Sunday, July 26, 2020

Seventeenth Sunday in Ordinary Time, cycle A

Matthew 13:44 - 52
When I was four years old I did not want to be a fireman; I wanted to be a cowboy.  My parents supported my decision and bought me a little hat, a toy pistol and a bandanna, and I would ride my trusty tricycle and shoot at neighborhood dogs.  But as time went on, I left this dream behind.  I had many other vocational goals; there was a time when I thought it would be neat to be a priest -- I was about seven.  I flirted with being an auto mechanic, an air force officer, a policeman, even a farmer, since the uncle that I looked up to the most was a farmer and seemed to enjoy it.  But as I reached the age where I had to get serious about my future, my reasoning evolved more to deciding what I didn’t want.  In high school I didn’t want anything to do with professional sports, engineering, being a salesman -- and in college I gravitated away from a profession involving precision, like chemistry.  But I still had too many choices, too many interests.  I liked English literature; I enjoyed my theology and philosophy courses; I really liked advanced math and physics.  And I envisioned myself being a college professor, with a corduroy coat with elbow patches and a pipe.  By the time I had to decide what to do when I graduated, I had firmly decided on becoming a psychiatrist, because that seemed to be a profession that combined everything in which I was interested.  Until I actually took a psychiatry rotation in my training.  I could go on but I won’t.  The point is, everyone begins with a countless number of choices ,and somewhere along the line you have to give up everything if you want the pearl of great price, the treasure in the field.  
Every choice we make is also a renunciation.  We all want the right things, but we want other things as well.  If I marry one person, I give up being married to others.  If I live in one part of the country I can’t live in others (unless I’m a snowbird, of course, but even then…).  If I choose one career, I have to turn my back on other ways to make a living, to live my life.  And if you examine yourself when you have made a choice, but also a renunciation, you find that there is pain over the loss of what you might have chosen.  It may be a very small twinge, but it might be something more difficult.  When I got married I discovered that putting my wife first meant putting my birth family second.  When we chose to spend our money on educating our children in catholic institutions rather than enjoying the good things our income could have gotten us, there was a little pain mixed in to the choice we thought was right.  When I had to choose my specialty in medicine, I had to turn away from many specialties which I found very interesting.  Pain always accompanies our choices. 
The point is that we are infinite beings in a finite world, in finite bodies.  We want everything but have to settle for some things.  We have a finite life span and we make bucket lists sometimes or we just drift other times until we find that we’ve run out of time and we come up against the fact that we now are seeing our possibilities become fewer and fewer.  A friend of mine counts it as a good day when he can go out in his yard and water the plants.  
Jesus gives us these two parables and challenges us:  What is your pearl of great price!?  What are you willing to give up to gain it?  Because it’s not until you’ve made that decision that you can begin to grow.  
A person who finally commits to loving one person above all others is someone who can begin to truly embrace the fruits of matrimony.  A person who has a call to the religious life or the priesthood can begin to reap the joy in these vocations when he or she gives up everything else.  A person who is called to single life, and there are many, can begin to grow in a special way when he or she accepts that other states in life are not for him or her.  
The same can be said of all our choices.  When you hold back, when you refuse to commit, you can’t move forward.  I had a friend who was torn between medicine and music, and tried to avoid having to choose.  Although she was extremely talented in both areas, she never realized her potential in either.  
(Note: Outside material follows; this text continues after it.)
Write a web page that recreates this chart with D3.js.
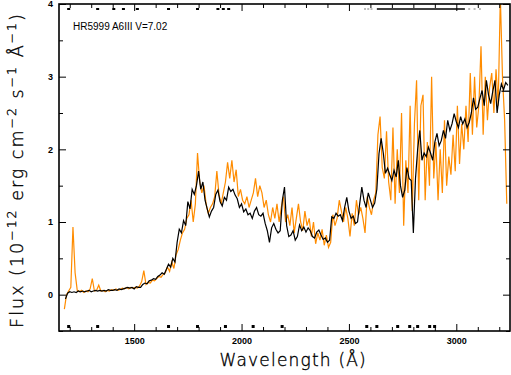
<!DOCTYPE html>
<html>
<head>
<meta charset="utf-8">
<script src="https://cdn.jsdelivr.net/npm/d3@7"></script>
<style>
  body { margin: 0; background: #fff; }
  svg text { font-family: "Liberation Sans", Arial, sans-serif; }
  .tick text { font-size: 9px; font-weight: bold; }
  .axis-title { font-family: "DejaVu Sans", sans-serif; font-weight: 200; fill: #000; stroke: #000; stroke-width: 0.35; }
</style>
</head>
<body>
<div id="chart"></div>
<script>
// star label
const starLabel = "HR5999  A6III  V=7.02";

// black spectrum, 10 A grid starting at 1180 A
const blackStart = 1180;
const blackFlux = [
  -0.06,0.02,0.04,0.03,0.04,0.03,0.05,0.04,0.05,0.04,
  0.05,0.06,0.04,0.05,0.06,0.05,0.06,0.05,0.06,0.05,
  0.07,0.06,0.06,0.07,0.06,0.08,0.07,0.08,0.09,0.10,
  0.09,0.10,0.08,0.11,0.10,0.10,0.14,0.16,0.15,0.19,
  0.20,0.22,0.21,0.25,0.27,0.30,0.28,0.35,0.42,0.38,
  0.50,0.45,0.72,0.90,0.85,1.02,0.95,1.28,1.18,1.45,
  1.38,1.50,1.70,1.45,1.55,1.30,1.18,1.07,1.15,1.20,
  1.38,1.44,1.28,1.22,1.34,1.30,1.48,1.42,1.45,1.37,
  1.32,1.20,1.25,1.14,1.18,1.10,1.12,1.05,1.15,1.20,
  1.10,1.08,1.12,0.98,0.88,0.72,0.92,0.98,0.90,0.85,
  0.88,1.30,1.48,0.95,0.80,0.82,0.88,0.75,0.80,0.96,
  0.88,0.93,0.86,0.92,0.88,0.80,0.78,0.86,0.89,0.82,
  0.76,0.78,0.72,0.75,1.07,1.05,1.12,1.08,1.10,1.02,
  1.20,1.34,1.15,1.05,1.08,0.98,1.00,1.25,1.48,1.30,
  1.20,1.40,1.30,1.20,1.26,1.45,1.94,2.15,1.95,1.67,
  1.74,1.65,1.57,1.71,1.62,1.85,1.50,1.34,1.44,1.75,
  1.60,1.57,0.85,1.60,2.00,2.26,1.85,1.95,1.90,2.03,
  1.95,1.85,2.10,2.22,2.05,2.12,2.26,2.15,2.40,2.26,
  2.35,2.49,2.38,2.30,2.45,2.35,2.42,2.30,2.37,2.50,
  2.71,2.55,2.58,2.70,2.81,2.60,2.95,2.75,2.63,2.80,
  2.95,2.50,2.75,2.90,2.82,2.92,2.88
];

// orange spectrum, 10 A grid starting at 1175 A
const orangeStart = 1175;
const orangeFlux = [
  -0.20,0.00,0.05,0.10,0.93,0.30,0.06,0.04,0.06,0.03,
  0.05,0.04,0.08,0.22,0.05,0.06,0.13,0.05,0.06,0.04,
  0.06,0.05,0.07,0.06,0.08,0.06,0.07,0.09,0.08,0.10,
  0.08,0.10,0.09,0.10,0.09,0.12,0.18,0.33,0.14,0.17,
  0.16,0.20,0.19,0.22,0.25,0.24,0.28,0.30,0.38,0.32,
  0.45,0.36,0.55,0.62,0.75,0.85,0.90,1.05,1.10,1.30,
  1.00,1.25,1.95,1.55,1.40,1.50,1.25,1.12,1.20,1.25,
  1.35,1.70,1.38,1.25,1.40,1.55,1.82,1.60,1.85,1.55,
  1.72,1.35,1.45,1.30,1.25,1.35,1.20,1.30,1.40,1.60,
  1.35,1.50,1.40,1.20,1.30,1.10,1.00,1.20,1.05,1.25,
  1.00,1.20,1.35,1.00,1.10,0.95,1.20,0.85,1.05,1.25,
  1.00,0.88,1.15,0.95,1.05,0.80,1.00,0.70,0.85,0.75,
  0.90,0.68,0.82,0.65,0.72,1.10,0.95,1.05,1.30,1.15,
  1.00,1.20,1.05,0.80,1.12,0.95,1.30,1.10,1.20,1.05,
  0.85,1.35,1.20,1.10,1.30,1.40,2.20,2.45,1.75,1.60,
  2.25,1.55,1.30,2.30,1.25,2.00,1.40,2.50,0.95,1.85,
  1.40,2.60,1.15,2.35,2.95,1.30,2.60,2.75,1.30,2.10,
  1.50,3.00,1.60,2.10,1.30,2.00,1.40,2.40,1.50,1.90,
  1.65,2.20,1.70,2.60,1.80,2.35,2.00,2.60,2.10,3.05,
  2.20,3.00,2.30,2.60,3.42,2.20,3.00,2.40,2.85,3.05,
  2.50,3.10,2.60,4.10,3.00,2.40,1.25
];

// quality flag marks (wavelengths)
const topFlags = [1195, 1330, 1405, 1450, 1515, 1660, 1795, 1890, 1915, 1940];
const topBar = [2630, 3040];
const topDots = [2575, 2590, 2605, 3060, 3085, 3110];
const bottomFlags = [1195, 1330, 1660, 1795, 1925, 2054, 2189, 2583, 2630, 2727, 2783, 2820, 2876, 2899];
// V-band flux marker
const vMarker = { x0: 3210, x1: 3250, flux: 2.8 };

const W = 511, H = 375;
const margin = { top: 4, right: 1, bottom: 44, left: 59 };
const width = W - margin.left - margin.right,
      height = H - margin.top - margin.bottom;

const x = d3.scaleLinear().domain([1150, 3250]).range([0, width]);
const y = d3.scaleLinear().domain([-0.5, 4]).range([height, 0]);

const svg = d3.select("#chart").append("svg")
    .attr("width", W).attr("height", H);
const g = svg.append("g")
    .attr("transform", "translate(" + margin.left + "," + margin.top + ")");

svg.append("clipPath").attr("id", "clip")
  .append("rect").attr("width", width).attr("height", height);

const blackData = blackFlux.map((f, i) => [blackStart + i * 10, f]);
const orangeData = orangeFlux.map((f, i) => [orangeStart + i * 10, f]);

const line = d3.line().x(d => x(d[0])).y(d => y(d[1]));

const plot = g.append("g").attr("clip-path", "url(#clip)");
plot.append("path").datum(orangeData)
    .attr("fill", "none").attr("stroke", "#ff8c00").attr("stroke-width", 1.2)
    .attr("d", line);
plot.append("path").datum(blackData)
    .attr("fill", "none").attr("stroke", "#000").attr("stroke-width", 1.2)
    .attr("d", line);

// flags
g.selectAll(".tflag").data(topFlags).enter().append("rect")
    .attr("x", d => x(d) - 1.5).attr("y", 4).attr("width", 3).attr("height", 2)
    .attr("fill", "#000");
g.append("line")
    .attr("x1", x(topBar[0])).attr("x2", x(topBar[1]))
    .attr("y1", 5).attr("y2", 5).attr("stroke", "#000").attr("stroke-width", 1.5);
g.selectAll(".tdot").data(topDots).enter().append("rect")
    .attr("x", d => x(d) - 1).attr("y", 4.5).attr("width", 2).attr("height", 1)
    .attr("fill", "#777");
g.selectAll(".bflag").data(bottomFlags).enter().append("rect")
    .attr("x", d => x(d) - 1.5).attr("y", height - 6).attr("width", 3).attr("height", 3)
    .attr("fill", "#000");
g.append("line")
    .attr("x1", x(vMarker.x0)).attr("x2", x(vMarker.x1))
    .attr("y1", y(vMarker.flux)).attr("y2", y(vMarker.flux))
    .attr("stroke", "#000").attr("stroke-width", 1.3);

// axes: major + minor ticks, inward
const xMajor = [1500, 2000, 2500, 3000];
const xMinor = d3.range(1200, 3250, 100).filter(v => v % 500 !== 0);
const yMajor = [0, 1, 2, 3, 4];
const yMinor = [-0.5, 0.5, 1.5, 2.5, 3.5];

function drawAxis(axisFn, scale, ticks, size, labels, transform) {
  const a = g.append("g").attr("transform", transform)
    .call(axisFn(scale).tickValues(ticks).tickSizeInner(-size).tickSizeOuter(0)
      .tickFormat(labels ? d3.format("d") : ""));
  a.select(".domain").remove();
  a.selectAll(".tick line").attr("stroke-width", 1);
  return a;
}

const xb = drawAxis(d3.axisBottom, x, xMajor, 7, true, "translate(0," + height + ")");
xb.selectAll("text").attr("dy", "1.1em");
drawAxis(d3.axisBottom, x, xMinor, 4, false, "translate(0," + height + ")");
drawAxis(d3.axisTop, x, xMajor, 7, false, "translate(0,0)");
drawAxis(d3.axisTop, x, xMinor, 4, false, "translate(0,0)");
const yl = drawAxis(d3.axisLeft, y, yMajor, 7, true, "translate(0,0)");
yl.selectAll("text").attr("x", -6);
drawAxis(d3.axisLeft, y, yMinor, 4, false, "translate(0,0)");
drawAxis(d3.axisRight, y, yMajor, 7, false, "translate(" + width + ",0)");
drawAxis(d3.axisRight, y, yMinor, 4, false, "translate(" + width + ",0)");

// frame
g.append("rect").attr("width", width).attr("height", height)
    .attr("fill", "none").attr("stroke", "#000").attr("stroke-width", 1.6);

// star label
g.append("text").attr("x", 14).attr("y", 26)
    .attr("font-size", 10).text(starLabel);

// axis titles
svg.append("text").attr("class", "axis-title")
    .attr("x", margin.left + x(2250) - 2).attr("y", 366)
    .attr("font-size", 17)
    .attr("text-anchor", "middle").attr("letter-spacing", 1.2)
    .text("Wavelength (Å)");

const yt = svg.append("text").attr("class", "axis-title")
    .attr("font-size", 17.5)
    .attr("transform", "translate(23,170) rotate(-90)")
    .attr("text-anchor", "middle").attr("letter-spacing", 2);
yt.append("tspan").text("Flux (10");
yt.append("tspan").attr("baseline-shift", "super").attr("font-size", 12.5).text("−12");
yt.append("tspan").text(" erg cm");
yt.append("tspan").attr("baseline-shift", "super").attr("font-size", 12.5).text("−2");
yt.append("tspan").text(" s");
yt.append("tspan").attr("baseline-shift", "super").attr("font-size", 12.5).text("−1");
yt.append("tspan").text(" Å");
yt.append("tspan").attr("baseline-shift", "super").attr("font-size", 12.5).text("−1");
yt.append("tspan").text(")");
</script>
</body>
</html>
One of the messages of Christianity is that this life is a trial run.  We don’t understand how it works, we don’t really know what we are talking about when we talk about the life after death; but we are assured by Jesus Christ himself that there is a state of existence when every tear will be wiped away, when there is no more pain of renunciation with our choices, when we are finally infinite beings in infinity.  So today let us embrace our choices, never looking back, knowing that in the long run the pain of being human will be taken up into the resurrection of Jesus.